Aziida Nanyonga

and 4 more

Safety is a critical aspect of the air transport system given even slight operational anomalies can result in serious consequences. To reduce the chances of aviation safety occurrences, accidents and incidents are reported to establish the root cause, propose safety recommendations etc. However, analysis narratives of the pre-accident events are presented using human-understandable, raw, unstructured, text that a computer system cannot understand. The ability to classify and categorise safety occurrences from their textual narratives would help aviation industry stakeholders make informed safety-critical decisions.

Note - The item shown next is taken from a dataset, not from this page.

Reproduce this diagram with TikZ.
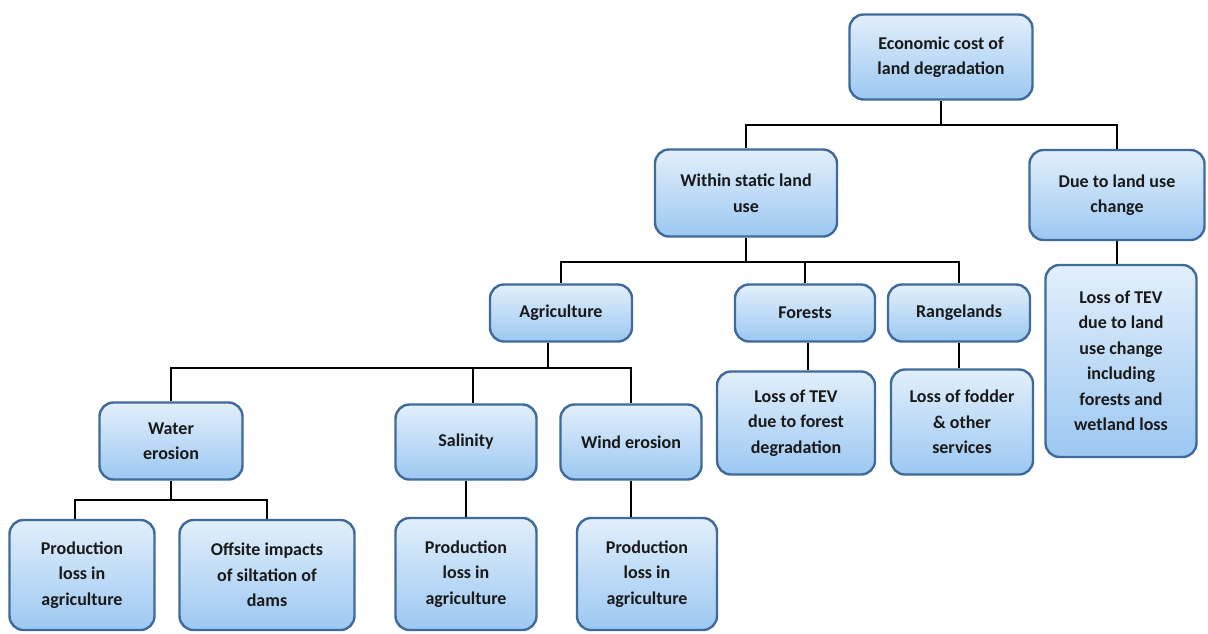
\documentclass[tikz,border=0pt]{standalone}
\usepackage{fontspec}
\setmainfont{Carlito}
\usetikzlibrary{calc}
\definecolor{boxtop}{HTML}{E2EFFB}
\definecolor{boxbot}{HTML}{9CC8F2}
\definecolor{boxline}{HTML}{3F6A99}
\tikzset{
  box/.style={draw=boxline, line width=2.4pt, rounded corners=14pt,
    top color=boxtop, bottom color=boxbot, align=center,
    font=\fontsize{18}{25.5}\selectfont\bfseries, text=black!90, inner sep=2pt},
  conn/.style={draw=black, line width=2.8pt}
}
\begin{document}
\begin{tikzpicture}[x=1pt,y=-1pt]
\useasboundingbox (0,0) rectangle (1208,633);
\fill[white] (0,0) rectangle (1208,633);
% nodes
\node[box, minimum width=183pt, minimum height=85pt] (eco) at (941,57) {Economic cost of\\land degradation};
\node[box, minimum width=182pt, minimum height=87pt] (within) at (746,193) {Within static land\\use};
\node[box, minimum width=175pt, minimum height=90pt] (due) at (1117,195) {Due to land use\\change};
\node[box, minimum width=142pt, minimum height=57pt] (agri) at (561,313) {Agriculture};
\node[box, minimum width=140pt, minimum height=57pt] (forest) at (805,313) {Forests};
\node[box, minimum width=142pt, minimum height=57pt] (range) at (959,313) {Rangelands};
\node[box, minimum width=158pt, minimum height=103pt] (tevf) at (796,423) {Loss of TEV\\due to forest\\degradation};
\node[box, minimum width=142pt, minimum height=105pt] (fodder) at (962,422) {Loss of fodder\\\& other\\services};
\node[box, minimum width=151pt, minimum height=192pt] (tevl) at (1121,361) {Loss of TEV\\due to land\\use change\\including\\forests and\\wetland loss};
\node[box, minimum width=143pt, minimum height=77pt] (water) at (171,441) {Water\\erosion};
\node[box, minimum width=141pt, minimum height=75pt] (salin) at (466,442) {Salinity};
\node[box, minimum width=141pt, minimum height=75pt] (wind) at (631,442) {Wind erosion};
\node[box, minimum width=145pt, minimum height=110pt] (prodw) at (82,575) {Production\\loss in\\agriculture};
\node[box, minimum width=175pt, minimum height=110pt] (offsite) at (267,575) {Offsite impacts\\of siltation of\\dams};
\node[box, minimum width=141pt, minimum height=112pt] (prods) at (466,574) {Production\\loss in\\agriculture};
\node[box, minimum width=140pt, minimum height=112pt] (prodwind) at (647,574) {Production\\loss in\\agriculture};
% bus levels
\coordinate (bus1) at (0,125);
\coordinate (bus2) at (0,262);
\coordinate (bus3) at (0,368);
\coordinate (bus4) at (0,500);
% connectors
\draw[conn] (eco.south) -- (eco.south |- bus1);
\draw[conn] (within.north) -- (within.north |- bus1) -- (due.north |- bus1) -- (due.north);
\draw[conn] (within.south) -- (within.south |- bus2);
\draw[conn] (agri.north) -- (agri.north |- bus2) -- (range.north |- bus2) -- (range.north);
\draw[conn] (forest.north) -- (forest.north |- bus2);
\draw[conn] ($(agri.south)+(-13,0)$) coordinate (ags) -- (ags |- bus3);
\draw[conn] (water.north) -- (water.north |- bus3) -- (wind.north |- bus3) -- (wind.north);
\draw[conn] ($(salin.north)+(7,0)$) coordinate (sn) -- (sn |- bus3);
\draw[conn] (water.south) -- (water.south |- bus4);
\draw[conn] ($(prodw.north)+(-7,0)$) coordinate (pn) -- (pn |- bus4) -- (offsite.north |- bus4) -- (offsite.north);
\draw[conn] (salin.south) -- (prods.north);
\draw[conn] (wind.south) -- (wind.south |- prodwind.north);
\draw[conn] ($(forest.south)+(3,0)$) coordinate (fs) -- (fs |- tevf.north);
\draw[conn] (range.south) -- (range.south |- fodder.north);
\draw[conn] (due.south) -- (due.south |- tevl.north);
\end{tikzpicture}
\end{document}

To classify and categorise safety occurrences, we applied natural language processing (NLP) and AI (Artificial Intelligence) models to process text narratives. The study aimed to answer the question, "How well can the damage level caused to the aircraft in a safety occurrence be inferred from the text narrative using natural language processing?" The classification performance of various deep learning models including LSTM, BLSTM, GRU, sRNN, and combinations of these models including LSTM+GRU, BLSTM+GRU, sRNN+LSTM, sRNN+BLSTM, sRNN+GRU, sRNN+BLSTM+GRU, and sRNN+LSTM+GRU was evaluated on a set of 27,000 safety occurrence reports from the NTSB. The results of this study indicate that all models investigated performed competitively well recording an accuracy of over 87.9% which is well above the random guess of 25% for a four-class classification problem. Also, the models recorded high precision, recall, and F1 scores above 80%, 88%, and 85%, respectively. sRNN slightly outperformed other single models in terms of recall (90%) and accuracy (90%) while LSTM reported slightly better performance in terms of precision (87%). Further, GRU+LSTM and sRNN+BLSTM+GRU recorded the best performance in terms of recall (90%), and accuracy (90%) for joint models. These results suggest that the damage level can be inferred from the raw text narratives using NLP and deep learning models.